On sait également que l’AMF défend l’idée de la suppression de la condition de potentiel financier pour pouvoir toucher la DPEL, ce qui coûterait environ 14 millions d’euros à l’État ; et celle de la création d’un « fonds financé par l’État » pour aider les communes à améliorer l’attractivité des mandats locaux.
Il conviendra également d’être attentifs, en cas d’augmentation de la DPEL dans le projet de loi de finances pour 2024, à ce que cette augmentation soit financée par de l’argent frais.
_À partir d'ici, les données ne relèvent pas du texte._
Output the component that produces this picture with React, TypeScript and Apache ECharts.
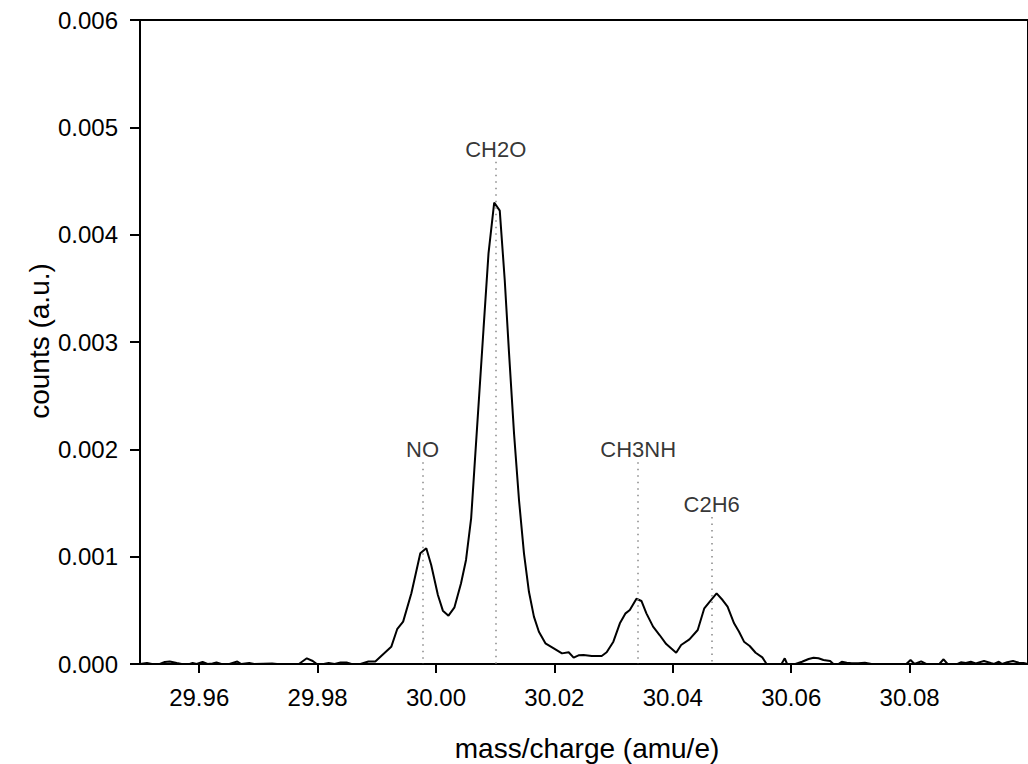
import React, { useEffect, useRef } from "react";
import * as echarts from "echarts";

// mass/charge (amu/e) of each vertex of the trace
const massValues = [
  29.95, 29.95117, 29.95201, 29.95335, 29.95419, 29.95503, 29.95621, 29.95704, 29.95839, 29.95889,
  29.95956, 29.96057, 29.96141, 29.96224, 29.96292, 29.96375, 29.9651, 29.96644, 29.96711, 29.96845,
  29.96929, 29.97231, 29.97315, 29.97684, 29.97818, 29.97918, 29.97986, 29.98103, 29.98187, 29.98287,
  29.98388, 29.98489, 29.98573, 29.98724, 29.98858, 29.98975, 29.99244, 29.99344, 29.99445, 29.99584,
  29.99735, 29.99836, 29.99919, 30.00032, 30.00116, 30.00211, 30.00312, 30.00423, 30.00507, 30.00594,
  30.00647, 30.00803, 30.00887, 30.00983, 30.01077, 30.01161, 30.01234, 30.01318, 30.01402, 30.01486,
  30.0157, 30.01654, 30.01738, 30.01848, 30.01989, 30.02128, 30.02241, 30.02325, 30.02408, 30.02492,
  30.02632, 30.02799, 30.02883, 30.02996, 30.03106, 30.03202, 30.03274, 30.03386, 30.0347, 30.03554,
  30.03667, 30.03777, 30.03889, 30.04057, 30.04141, 30.04281, 30.04421, 30.04532, 30.04645, 30.0474,
  30.04841, 30.04925, 30.05035, 30.05119, 30.05203, 30.05299, 30.05399, 30.05512, 30.05584, 30.05707,
  30.05836, 30.05891, 30.05931, 30.06071, 30.06183, 30.06294, 30.06378, 30.06461, 30.06545, 30.06658,
  30.06713, 30.06797, 30.06854, 30.06938, 30.07022, 30.07132, 30.07244, 30.07357, 30.07944, 30.08016,
  30.08083, 30.08195, 30.08279, 30.08314, 30.08502, 30.08574, 30.08641, 30.08809, 30.08866, 30.0895,
  30.09034, 30.09117, 30.09257, 30.09369, 30.09425, 30.09508, 30.09564, 30.09648, 30.09748, 30.09844,
  30.09928, 30.1,
];

// counts (a.u.) at each vertex
const countValues = [
  0, 0.00001, 0, 0, 0.000019, 0.000023, 0.000009, 0, 0, 0.000009,
  0, 0.000019, 0, 0.000005, 0.000014, 0, 0, 0.000023, 0, 0.000009,
  0, 0.000005, 0, 0, 0.000053, 0.000028, 0, 0, 0.000009, 0,
  0.000014, 0.000014, 0, 0, 0.000023, 0.000023, 0.00016, 0.000324, 0.000395, 0.000659,
  0.001032, 0.001078, 0.000922, 0.000643, 0.000497, 0.00045, 0.000528, 0.000752, 0.000969, 0.00136,
  0.001809, 0.003124, 0.003826, 0.004298, 0.004224, 0.003578, 0.002894, 0.002149, 0.001528, 0.001031,
  0.000673, 0.000441, 0.000301, 0.000193, 0.000146, 0.000099, 0.000109, 0.000059, 0.000081, 0.000084,
  0.000075, 0.000075, 0.000109, 0.000208, 0.000379, 0.000472, 0.000503, 0.000608, 0.000587, 0.000472,
  0.000348, 0.00027, 0.000186, 0.000105, 0.000177, 0.00023, 0.000317, 0.000519, 0.000596, 0.000658,
  0.000596, 0.000534, 0.000379, 0.000301, 0.000208, 0.000168, 0.000105, 0.000062, 0, 0,
  0, 0.000053, 0, 0, 0.000021, 0.000047, 0.000059, 0.000053, 0.000037, 0.000028,
  0, 0, 0.000021, 0.000012, 0.000006, 0.000006, 0.000012, 0, 0, 0.000037,
  0, 0.000025, 0, 0, 0, 0.000044, 0, 0, 0.000016, 0.000009,
  0.000021, 0.000006, 0.000028, 0.000009, 0, 0.000021, 0, 0.000016, 0.000028, 0.000012,
  0.000009, 0,
];

const xTickValues = [29.96, 29.98, 30.0, 30.02, 30.04, 30.06, 30.08];
const yTickLabels = ["0.000", "0.001", "0.002", "0.003", "0.004", "0.005", "0.006"];

const peakNames = ["NO", "CH2O", "CH3NH", "C2H6"];
const peakMasses = [29.99772, 30.0101, 30.03415, 30.04656];
const peakLabelHeights = [0.002, 0.00479, 0.002, 0.001484];
const peakLineTops = [0.00188, 0.00468, 0.00188, 0.00137];

const xTitle = "mass/charge (amu/e)";
const yTitle = "counts (a.u.)";

const FONT = "'Liberation Sans', Arial, Helvetica, sans-serif";

export default function App() {
  const ref = useRef<HTMLDivElement>(null);

  useEffect(() => {
    if (!ref.current) return;
    const chart = echarts.init(ref.current, undefined, { renderer: "svg" });

    const lineData = massValues.map((m, i) => [m, countValues[i]]);
    const markLines = peakMasses.map((m, i) => [
      { coord: [m, peakLineTops[i]] },
      { coord: [m, 0] },
    ]);
    const labelData = peakNames.map((n, i) => ({
      name: n,
      value: [peakMasses[i], peakLabelHeights[i]],
    }));

    chart.setOption({
      animation: false,
      backgroundColor: "#ffffff",
      textStyle: { fontFamily: FONT },
      grid: {
        left: 140,
        right: -6,
        top: 20,
        bottom: 100,
        show: true,
        borderColor: "#000",
        borderWidth: 2,
        backgroundColor: "transparent",
      },
      xAxis: {
        type: "value",
        min: 29.95,
        max: 30.1,
        axisLine: { show: true, onZero: false, lineStyle: { color: "#000", width: 2 } },
        axisTick: {
          show: true,
          customValues: xTickValues,
          length: 9,
          lineStyle: { color: "#000", width: 2 },
        },
        axisLabel: {
          customValues: xTickValues,
          formatter: (v: number) => v.toFixed(2),
          fontSize: 24,
          color: "#000",
          margin: 21,
          fontFamily: FONT,
        },
        splitLine: { show: false },
      },
      yAxis: {
        type: "value",
        min: 0,
        max: 0.006,
        interval: 0.001,
        axisLine: { show: true, lineStyle: { color: "#000", width: 2 } },
        axisTick: { show: true, length: 10, lineStyle: { color: "#000", width: 2 } },
        axisLabel: {
          formatter: (v: number) => yTickLabels[Math.round(v / 0.001)] ?? "",
          fontSize: 24,
          color: "#000",
          margin: 22,
          fontFamily: FONT,
        },
        splitLine: { show: false },
      },
      series: [
        {
          type: "line",
          data: lineData,
          showSymbol: false,
          symbol: "none",
          lineStyle: { color: "#000", width: 2 },
          z: 3,
          markLine: {
            silent: true,
            symbol: ["none", "none"],
            label: { show: false },
            lineStyle: { color: "#888", width: 1.5, type: [1.5, 5] },
            data: markLines,
          },
        },
        {
          type: "scatter",
          data: labelData,
          symbolSize: 1,
          itemStyle: { color: "rgba(0,0,0,0)" },
          label: {
            show: true,
            position: "inside",
            formatter: "{b}",
            fontSize: 22,
            color: "#000",
            textBorderWidth: 0,
            fontFamily: FONT,
          },
          z: 4,
        },
      ],
      graphic: [
        {
          type: "text",
          x: 587,
          y: 748,
          style: {
            text: xTitle,
            font: `28px ${FONT}`,
            fill: "#000",
            textAlign: "center",
            textVerticalAlign: "middle",
          },
        },
        {
          type: "text",
          x: 39,
          y: 341,
          rotation: Math.PI / 2,
          style: {
            text: yTitle,
            font: `28px ${FONT}`,
            fill: "#000",
            textAlign: "center",
            textVerticalAlign: "middle",
          },
        },
      ],
    });

    return () => chart.dispose();
  }, []);

  return (
    <div
      ref={ref}
      style={{ position: "fixed", left: 0, top: 0, width: 1028, height: 764, background: "#fff" }}
    />
  );
}
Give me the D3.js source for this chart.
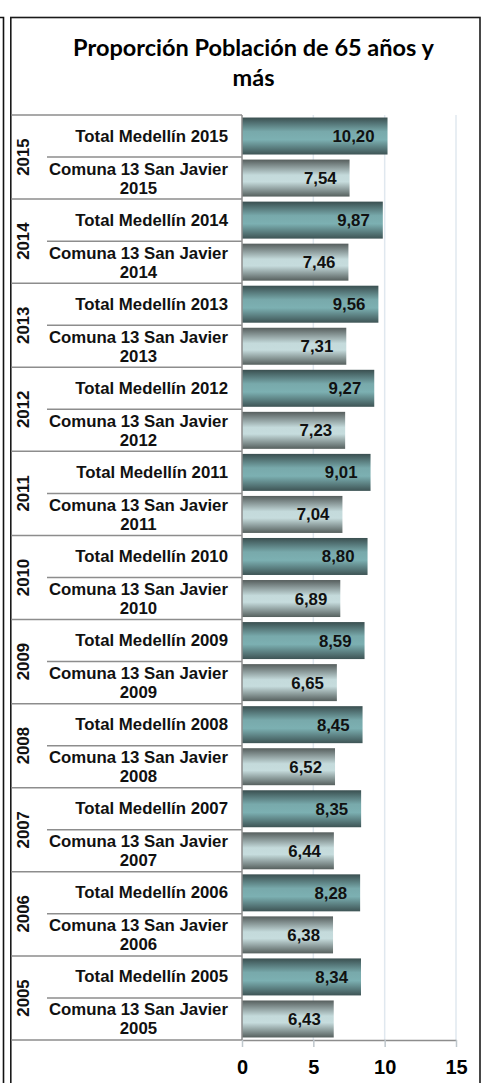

Cela n’avait pas été le cas en 2019, où l’augmentation de la DPEL avait été payée par les collectivités elles-mêmes, puisqu’elle s’était faite à enveloppe de DGF constante (lire Maire info du 26 novembre 2019).
L’Association des petites villes de France (APVF) s’est également exprimée sur ce sujet : elle estime que les « très légères » avancées des dernières années ont surtout concerné les maires ruraux et ceux des grandes villes, et que les maires des petites villes ont été « les grands oubliés » de la réforme de 2019. Pourtant, écrit l’APVF, ceux-ci « ont souvent à traiter des problématiques similaires aux communes plus importantes sans disposer ni des moyens, ni de l’ingénierie adéquate ».
L’APVF demande donc « qu’une loi établisse une rémunération fixe des maires qui soit véritablement proportionnelle au temps et aux responsabilités attachées à l’exercice du mandat ».
Quant à l’AMRF, elle rappelle que « la charge des responsabilités n’est pas corrélée au nombre d’habitants ». Elle propose donc « le principe de la création d’une indemnité plancher pour que l’engagement au service de l’intérêt général soit associé à une non perte de revenu disponible pour l’élu qui consent à réduire son activité professionnelle ».